Published 2018-07-04, 10:17 a/m

“Trade wars are good and easy to win,”, so says U.S. President Donald Trump, who last weekend railed against the EU for being as “bad as China” when it comes to trade practices that he perceives as being disadvantageous to U.S. jobs and business.

Over the past few weeks the rhetoric over global trade has been ramped up quite markedly as investor concerns rise about the prospect of a global trade war. The decision by the U.S. to raise tariffs on imports of steel and aluminium may well protect U.S. jobs in this particular area, but it will also raise costs in the areas of the U.S. economy that use these metals, like auto, construction and manufacturing.

This will likely mean higher prices and higher inflation that, in turn, will hit the U.S. consumer, which at the moment, despite a tight labour market, is only seeing modest wage growth. This would suggest that in seeking to protect U.S. industry from cheap imports domestic prices could well rise causing U.S. businesses to shed staff to cope with higher costs. In 2002, the Bush administration adopted similar measures on steel. However, they were abandoned after 18 months as a raft of U.S. companies in related industries went bust as costs increased.

While the U.S. does have a point about Chinese steel dumping, the scattergun effect of his trade sanctions will also serve to penalize the U.S.’s historical partners and allies, with Canada being hit the hardest.
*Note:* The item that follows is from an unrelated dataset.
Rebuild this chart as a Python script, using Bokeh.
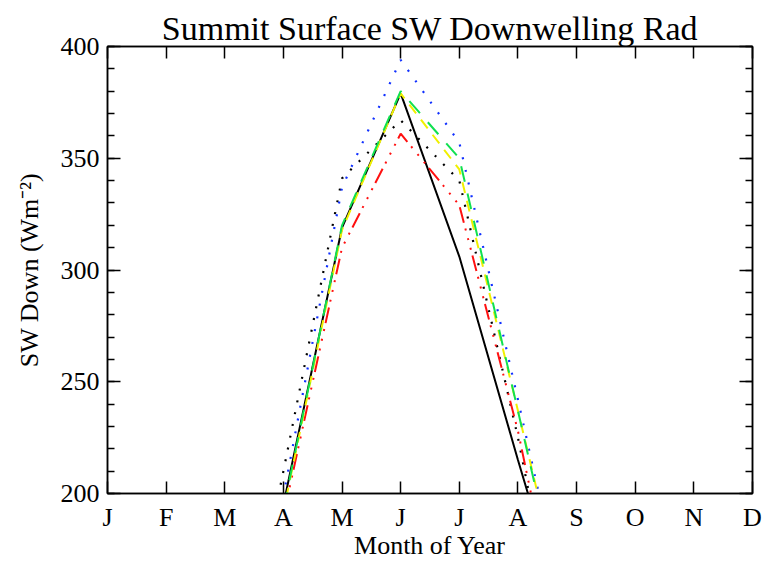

On the flip side, we have the more plausible argument that trade wars are bad, and usually hurt the very people they are designed to protect. While the response by the EU, Canada and China, is justifiable in the short term, it also risks a significant escalation.

The EU has already retaliated with a modest range of tariffs on U.S. imports, to the tune of €2.8 billion, on goods like motorcycles, whiskey and orange juice. Canada has also followed suit, and China will weigh in later this week, with the risk that the U.S. will respond further as it targets the European Union’s huge automotive sector – the U.S. being its second biggest export market.

This raises the prospect of making a bad situation worse with consumers likely to bear the brunt, and while one can sympathize with the fact that the U.S. is behaving irrationally, surely the best way to deal with the U.S. is to play the game a different way.

Tit-for-tat responses rarely end well, with the reactions to Smoot Hawley in the 1930s being used as a historical precedent, as rising costs impacted on domestic consumers. Furthermore, there are significant anomalies on how the EU levies tariffs on U.S. imports, which suggests that Trump has a point about some of the EU’s trade policy.

Rather than dealing with the U.S. by way of counter-punch, the EU would best serve its consumers by way of engaging with the Trump administration in a more constructive fashion, holding back from knee-jerk retaliation and displaying a willingness to negotiate in the expectation that we could see a ratcheting down of some of the recent trade tension that is currently spooking investors.

This approach worked in 2002 when the Bush administration was forced to abandon its steel tariffs after 18 months under pressure from U.S. businesses that were adversely affected by the increases in costs.

EU politicians should put their egos to one side and think about the people they represent who will feel the effects of any retaliatory measures, more than they will.

To quote Oscar Wilde: "To do nothing at all is the most difficult thing in the world, the most difficult and most intellectual."

If, as economists claim, tariffs hurt the implementer more than the intended victim, then surely the best policy is to refuse to engage in a race to the bottom.